On Tuesday our normally perfect location prevented us from seeing one of the Sun’s coolest effects: the Aurora Borealis, aka the Northern Lights.
From our vantage the Sun is unchanging. Looks can be deceiving.
If we could remove the Sun’s glare we’d be able to see constant activity on its surface and from time-to-time a Coronal Mass Ejection. In a CME huge clouds of charged particles are blasted from the Sun into space. When I’ve seen satellite images of CMEs they always make me think the Sun is burping!
The direction of these blasts are random, meaning sometimes they’re pointed at Earth!
They vary in speed, but Coronal Mass Ejections average around 1,000,000 mph. That sounds fast until you realize light travels at 670,616,629 mph! That means we see the CMEs before they get here and it helps solar forecasters make predictions to protect sensitive equipment.
The CMEs hit the Earth’s ‘day side,’ distort the our magnetic field and release energy into the upper atmosphere in the terawatt range on the ‘night side.’ A terawatt is 1,000,000,000,000 watts–a thousand times more that a gigawatt (Yes, gigawatts exist outside “Back to the Future”).
All this energy can cause the upper atmosphere to glow. That’s the Aurora Borealis or Northern Lights! Most of the time the lights are centered near the Earth’s magnetic poles. That why Alaskans commonly see them as do residents of Scandinavia, Russia and Canada.

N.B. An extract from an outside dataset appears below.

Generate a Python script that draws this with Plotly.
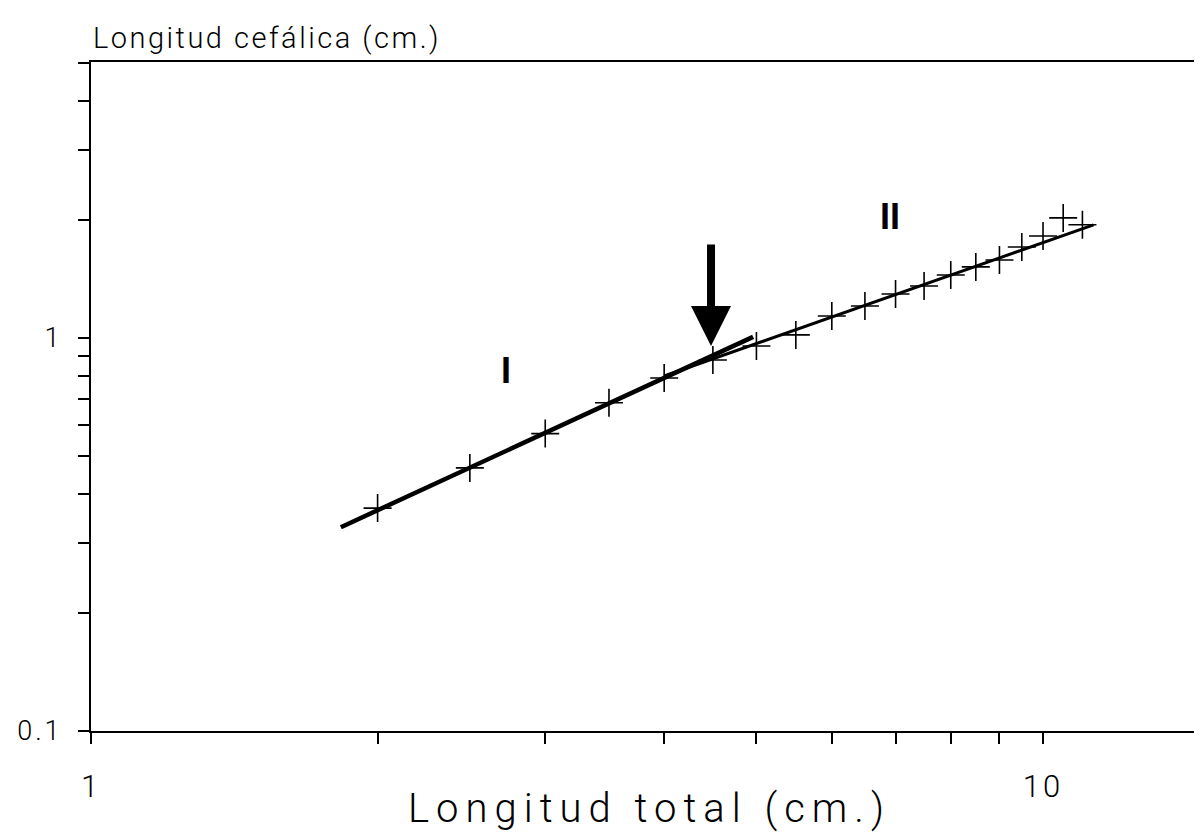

Depending on the energy received from the Sun (and a few more variable guaranteed to set your head spinning) the Northern Lights can extend south from the polar regions. Tuesday they were visible in Northern New England and Eastern Canada.
Do we ever see the aurora from SoCal? It’s extremely rare, but not impossible. In 2001 the Northern Lights were seen on Mount Wilson! One can hope.